Leftist Sliming Rising

As progressives witness the death of their political fantasies, character assassination is all they have left.

It’s uncanny the way perhaps the three most distinguished Supreme Court nominees in my lifetime—Robert Bork, Clarence Thomas and Brett Kavanaugh—have all been brutally slimed.  Those nominees who sailed through, and now sit on the court, are all distinguished citizens with admirable careers, but their places in the legal history of the United States are unlikely to be as significant as those of Bork, Thomas and Kavanaugh.

In other words, it strikes me as notable that the best of the best get the worst treatment.  I think we’d do well to ponder this.

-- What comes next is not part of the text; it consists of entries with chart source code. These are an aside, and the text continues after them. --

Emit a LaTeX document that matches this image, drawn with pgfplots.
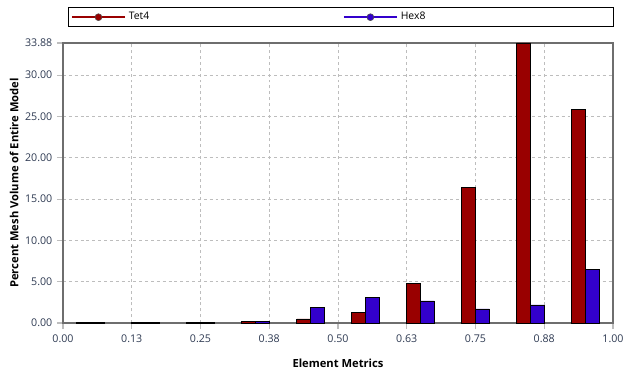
\documentclass[border=0pt]{standalone}
\usepackage{pgfplots}
\pgfplotsset{compat=1.18}
\usepackage{fontspec}
\setmainfont{Open Sans}
\definecolor{tetred}{HTML}{990000}
\definecolor{hexblue}{HTML}{3300CC}
\definecolor{ticklab}{HTML}{2E3A52}
\definecolor{framegray}{HTML}{6E6E6E}
\definecolor{gridgray}{HTML}{BDBDBD}
\begin{document}
\begin{tikzpicture}[x=1pt,y=1pt]
\begin{axis}[
  scale only axis,
  width=412.5pt, height=210pt,
  xmin=0, xmax=1, ymin=0, ymax=33.88,
  xtick={0,0.125,0.25,0.375,0.5,0.625,0.75,0.875,1},
  xticklabels={0.00,0.13,0.25,0.38,0.50,0.63,0.75,0.88,1.00},
  ytick={0,5,10,15,20,25,30,33.88},
  yticklabels={0.00,5.00,10.00,15.00,20.00,25.00,30.00,33.88},
  tick align=outside, major tick length=4.5pt,
  tick style={gridgray, line width=0.8pt},
  xtick pos=bottom, ytick pos=left,
  grid=major,
  major grid style={gridgray, dashed, line width=0.6pt, dash pattern=on 2.2pt off 2.2pt},
  axis line style={framegray, line width=1pt},
  ticklabel style={font=\fontsize{8}{9}\selectfont, text=ticklab},
  xticklabel style={yshift=-1pt},
  xlabel={\textbf{Element Metrics}},
  ylabel={\textbf{Percent Mesh Volume of Entire Model}},
  label style={font=\fontsize{8.4}{10}\selectfont},
  xlabel style={yshift=-5pt},
  ylabel style={yshift=-2pt},
  ybar, bar width=0.025, bar shift=0pt,
  legend columns=2,
  legend style={at={(0.0085,1.057)}, anchor=south west, draw=black, line width=0.6pt,
    font=\fontsize{7.8}{9}\selectfont, inner ysep=1.5pt, inner xsep=2pt,
    /tikz/every odd column/.style={column sep=0pt},
    /tikz/every even column/.style={column sep=143pt}},
  legend image code/.code={
    \draw[#1, line width=1.6pt] (0pt,0pt) -- (40pt,0pt);
    \fill[#1, draw=black!70, line width=0.4pt] (20pt,0pt) circle (2.6pt);
  },
]
\addplot[fill=tetred, draw=black, line width=0.6pt, forget plot] coordinates {
  (0.0375,0.08) (0.1375,0.08) (0.2375,0.08) (0.3375,0.22) (0.4375,0.49)
  (0.5375,1.30) (0.6375,4.82) (0.7375,16.35) (0.8375,33.88) (0.9375,25.80)};
\addplot[fill=hexblue, draw=black, line width=0.6pt, forget plot] coordinates {
  (0.0625,0.08) (0.1625,0.08) (0.2625,0.08) (0.3625,0.22) (0.4625,1.86)
  (0.5625,3.04) (0.6625,2.67) (0.7625,1.70) (0.8625,2.19) (0.9625,6.44)};
\addlegendimage{tetred, fill=tetred}
\addlegendentry{Tet4}
\addlegendimage{hexblue, fill=hexblue}
\addlegendentry{Hex8\hspace*{137pt}}
\end{axis}
\pgfresetboundingbox
\path[use as bounding box] (-47.25pt,-36.75pt) rectangle (420pt,242.25pt);
\end{tikzpicture}
\end{document}
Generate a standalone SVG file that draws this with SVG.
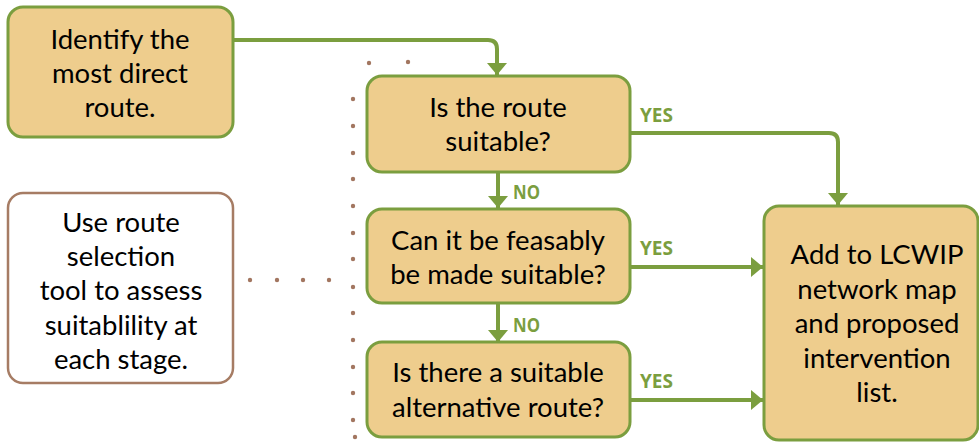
<svg xmlns="http://www.w3.org/2000/svg" width="979" height="444" viewBox="0 0 979 444">
<style>
.n{fill:#eecd8d;stroke:#7b9e3f;stroke-width:3}
.w{fill:#ffffff;stroke:#a67c64;stroke-width:2.5}
.t{font-family:Lato,"Open Sans","Noto Sans",sans-serif;font-size:27.5px;fill:#000;text-anchor:middle}
.l{font-family:"Open Sans","Noto Sans",sans-serif;font-weight:bold;font-size:20px;fill:#7b9e3f}
.c{fill:none;stroke:#7b9e3f;stroke-width:4}
.d{fill:#a27660}
</style>
<defs>
<marker id="ah" markerUnits="userSpaceOnUse" markerWidth="12" markerHeight="20" refX="12" refY="10" orient="auto">
<path d="M0,0 L12,10 L0,20 z" fill="#7b9e3f"/>
</marker>
</defs>
<g id="dots">
<circle class="d" cx="369" cy="63" r="2.2"/>
<circle class="d" cx="408" cy="62" r="2.2"/>
<circle class="d" cx="353" cy="99" r="2.2"/>
<circle class="d" cx="353" cy="126" r="2.2"/>
<circle class="d" cx="353" cy="153" r="2.2"/>
<circle class="d" cx="353" cy="179" r="2.2"/>
<circle class="d" cx="353" cy="206" r="2.2"/>
<circle class="d" cx="353" cy="233" r="2.2"/>
<circle class="d" cx="353" cy="259" r="2.2"/>
<circle class="d" cx="353" cy="287" r="2.2"/>
<circle class="d" cx="353" cy="313" r="2.2"/>
<circle class="d" cx="353" cy="340" r="2.2"/>
<circle class="d" cx="353" cy="367" r="2.2"/>
<circle class="d" cx="353" cy="393" r="2.2"/>
<circle class="d" cx="353" cy="420" r="2.2"/>
<circle class="d" cx="355" cy="437" r="2.2"/>
<circle class="d" cx="250" cy="280" r="2.2"/>
<circle class="d" cx="277" cy="280" r="2.2"/>
<circle class="d" cx="303" cy="280" r="2.2"/>
<circle class="d" cx="329" cy="280" r="2.2"/>
</g>
<g id="connectors">
<path class="c" d="M233,40 H488 Q497,40 497,49 V75" marker-end="url(#ah)"/>
<path class="c" d="M630,133 H829 Q838,133 838,142 V205" marker-end="url(#ah)"/>
<path class="c" d="M498,172 V208" marker-end="url(#ah)"/>
<path class="c" d="M630,267 H763" marker-end="url(#ah)"/>
<path class="c" d="M498,303 V342" marker-end="url(#ah)"/>
<path class="c" d="M630,400 H763" marker-end="url(#ah)"/>
<text class="l" x="640" y="122" textLength="33" lengthAdjust="spacingAndGlyphs">YES</text>
<text class="l" x="513" y="199" textLength="27" lengthAdjust="spacingAndGlyphs">NO</text>
<text class="l" x="640" y="255" textLength="33" lengthAdjust="spacingAndGlyphs">YES</text>
<text class="l" x="513" y="332" textLength="27" lengthAdjust="spacingAndGlyphs">NO</text>
<text class="l" x="640" y="388" textLength="33" lengthAdjust="spacingAndGlyphs">YES</text>
</g>
<g id="identify">
<rect class="n" x="8" y="7" width="225" height="130" rx="15"/>
<text class="t" x="120" y="49">Identify the</text>
<text class="t" x="120" y="83">most direct</text>
<text class="t" x="120" y="117">route.</text>
</g>
<g id="tool">
<rect class="w" x="8" y="193" width="225" height="190" rx="15"/>
<text class="t" x="121" y="232">Use route</text>
<text class="t" x="121" y="266">selection</text>
<text class="t" x="121" y="300">tool to assess</text>
<text class="t" x="121" y="335">suitablility at</text>
<text class="t" x="121" y="369">each stage.</text>
</g>
<g id="suitable">
<rect class="n" x="367" y="76" width="263" height="96" rx="15"/>
<text class="t" x="498" y="117">Is the route</text>
<text class="t" x="498" y="151">suitable?</text>
</g>
<g id="feasible">
<rect class="n" x="367" y="209" width="263" height="94" rx="15"/>
<text class="t" x="498" y="250">Can it be feasably</text>
<text class="t" x="498" y="284">be made suitable?</text>
</g>
<g id="alternative">
<rect class="n" x="367" y="342" width="263" height="95" rx="15"/>
<text class="t" x="498" y="382">Is there a suitable</text>
<text class="t" x="498" y="417">alternative route?</text>
</g>
<g id="add">
<rect class="n" x="764" y="206" width="214" height="234" rx="15"/>
<text class="t" x="877" y="264">Add to LCWIP</text>
<text class="t" x="877" y="299">network map</text>
<text class="t" x="877" y="333">and proposed</text>
<text class="t" x="877" y="368">intervention</text>
<text class="t" x="877" y="402">list.</text>
</g>
</svg>
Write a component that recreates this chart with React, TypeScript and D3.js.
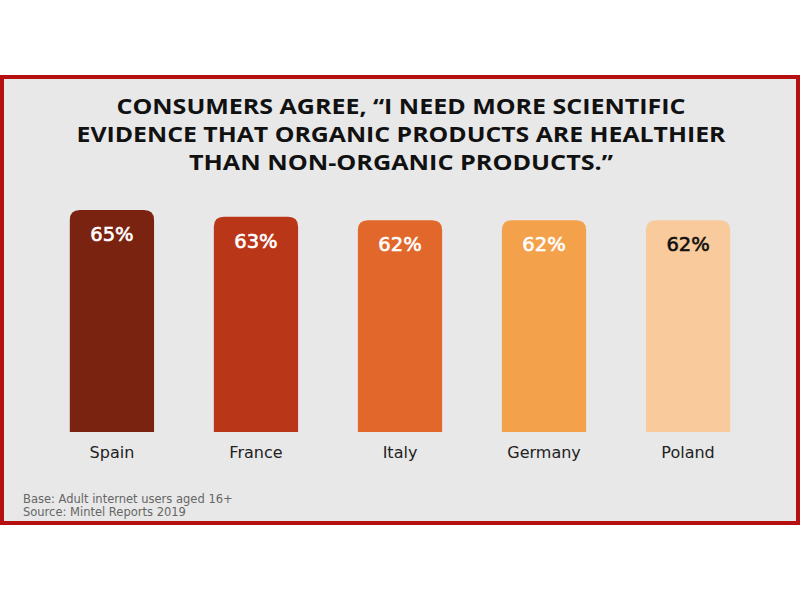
import React from 'react';
import * as d3 from 'd3';

const countries = ['Spain', 'France', 'Italy', 'Germany', 'Poland'];
const shares = [65, 63, 62, 62, 62];
const barColors = ['#7b2311', '#ba3619', '#e1672a', '#f4a14b', '#f9ca9b'];
const valueColors = ['#ffffff', '#ffffff', '#ffffff', '#ffffff', '#111111'];
const titleLines = [
  'CONSUMERS AGREE, \u201CI NEED MORE SCIENTIFIC',
  'EVIDENCE THAT ORGANIC PRODUCTS ARE HEALTHIER',
  'THAN NON-ORGANIC PRODUCTS.\u201D',
];
const titleWidths = [569, 649, 424];
const notes = ['Base: Adult internet users aged 16+', 'Source: Mintel Reports 2019'];

const W = 800;
const H = 600;

// rounded-top bar path
const barPath = (x: number, y: number, w: number, h: number, r: number) =>
  `M${x},${y + h}V${y + r}Q${x},${y} ${x + r},${y}H${x + w - r}Q${x + w},${y} ${x + w},${y + r}V${y + h}Z`;

export default function App() {
  const x = d3.scaleBand<string>()
    .domain(countries)
    .range([41, 759])
    .paddingInner(0.415)
    .paddingOuter(0.2);

  const y = d3.scaleLinear()
    .domain([0, 65])
    .range([432, 210]);

  return (
    <div style={{ position: 'fixed', left: 0, top: 0 }}>
      <svg width={W} height={H} style={{ display: 'block', background: '#ffffff' }}>
        <rect x={2} y={77} width={796} height={446} fill="#e8e8e8" stroke="#b3100f" strokeWidth={4} />

        {titleLines.map((t, i) => (
          <text
            key={i}
            x={401}
            y={114 + i * 28}
            textAnchor="middle"
            fontFamily="'Open Sans', sans-serif"
            fontWeight={700}
            fontSize={22}
            fill="#111"
            textLength={titleWidths[i]}
            lengthAdjust="spacingAndGlyphs"
          >
            {t}
          </text>
        ))}

        {countries.map((c, i) => {
          const bx = x(c) || 0;
          const bw = x.bandwidth();
          const top = y(shares[i]);
          return (
            <g key={c}>
              <path d={barPath(bx, top, bw, y(0) - top, 10)} fill={barColors[i]} />
              <text
                x={bx + bw / 2}
                y={top + 31}
                textAnchor="middle"
                fontFamily="'DejaVu Sans', sans-serif"
                fontSize={19.5}
                fill={valueColors[i]}
                stroke={valueColors[i]}
                strokeWidth={0.6}
              >
                {shares[i]}%
              </text>
              <text
                x={bx + bw / 2}
                y={458}
                textAnchor="middle"
                fontFamily="'DejaVu Sans', sans-serif"
                fontSize={16}
                fill="#222"
              >
                {c}
              </text>
            </g>
          );
        })}

        {notes.map((n, i) => (
          <text
            key={n}
            x={23}
            y={503 + i * 12.5}
            fontFamily="'DejaVu Sans', sans-serif"
            fontSize={11.5}
            fill="#666"
          >
            {n}
          </text>
        ))}
      </svg>
    </div>
  );
}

First of all, it’s not new.  Bork and Thomas were quite a while ago, one or two generations, depending on your standard of measurement.  The sliming of Judge Kavanaugh is part of a long-standing pattern, not a surprising eruption of some new form of feminism or just part of the current political conflict.

I think the pattern has to do with the failure of the left to win substantive debates on central issues.  Not so long ago, the left, usually in the form of pidgin Marxism (“the world is the way it is because of economic and social factors, and if you want to change things, you must change the economic and social structure”) Or, as candidate Clinton put it, “it’s the economy, stupid.”

No more.

It may be that there was a period when the left’s model of reality was largely accurate, but by mid-century it no longer explained the world. Politics has increasingly become independent of economics.  Do you think the rise of radical Islam can be explained by economic factors?  Is jihad a response to social misery?   Is totalitarianism created by unemployment?  Remember that Hitler’s rise to power came with an improving German economy, not economic crisis.

As it became ever clearer that the left’s view of the world was false, politics changed.  For if the left couldn’t explain things, their path to political power led through the politics of personal destruction, the sliming of their opponents.  And that brings us around to Bork, Thomas and Kavanaugh.  The fury of the attacks on these three Supreme Court nominees was equal and opposite to the distinction they represented.  It was precisely their combination of virtue and wisdom that so threatened the left.  The leftists had learned that they couldn’t best them in a serious debate, so the only hope was to so besmirch the nominees that the left might prevail in a confirmation vote.  It worked with Bork, failed with Thomas, and—excuse the expression—the jury is out on Kavanaugh at this writing.  Whatever the outcome, the leftists have certainly used their best strategy.

So the paradox is that, the more distinguished and qualified the candidate, the more intense must be the politics of personal destruction.  Politics as usual, the sort of politics my generation was raised to believer in and to practice, are gone, and will be gone until a new left, with new arguments, emerges.  Until then, the rightists and/or Trumpists, will prevail by default.

When Clarence Thomas spoke against the sliming at his confirmation hearing, he described it as a “high-tech lynching.”  That was at a time when the technology, by our standards, was fairly primitive.  Still, it almost derailed him.  Kavanaugh faces an onslaught from a well-organized high-tech mob that will seemingly spread any and all rumors to stop him, because if he is confirmed, they are facing the loss of their political domination of the Court for a long time.  This is a mortal threat, and they know it.

One more thing about sliming.  A lot of it sticks, and follows you to the grave and beyond, into the history books.  No matter if the target is defeated or confirmed, he or she will forever encounter people who believe the accusations. 

On the other hand, this is uniquely a Washington (and liberal coastal) phenomenon.  One of the reasons Justice Thomas so cherishes his time on the road, driving his big bus around the country, is that he has the good fortune to encounter citizens who either do not recognize him, or who are proud to shake his hand.  Judge Kavanaugh should remember that;  he will actually gain in stature in the eyes of millions of Americans who know why he is being slimed, and don’t like it at all.

Perhaps the backlash against the slimers will eventually compel civility.  That’s our best hope for the future.  Unlikely, to be sure, at least in the short run, but change is the great constant in human history.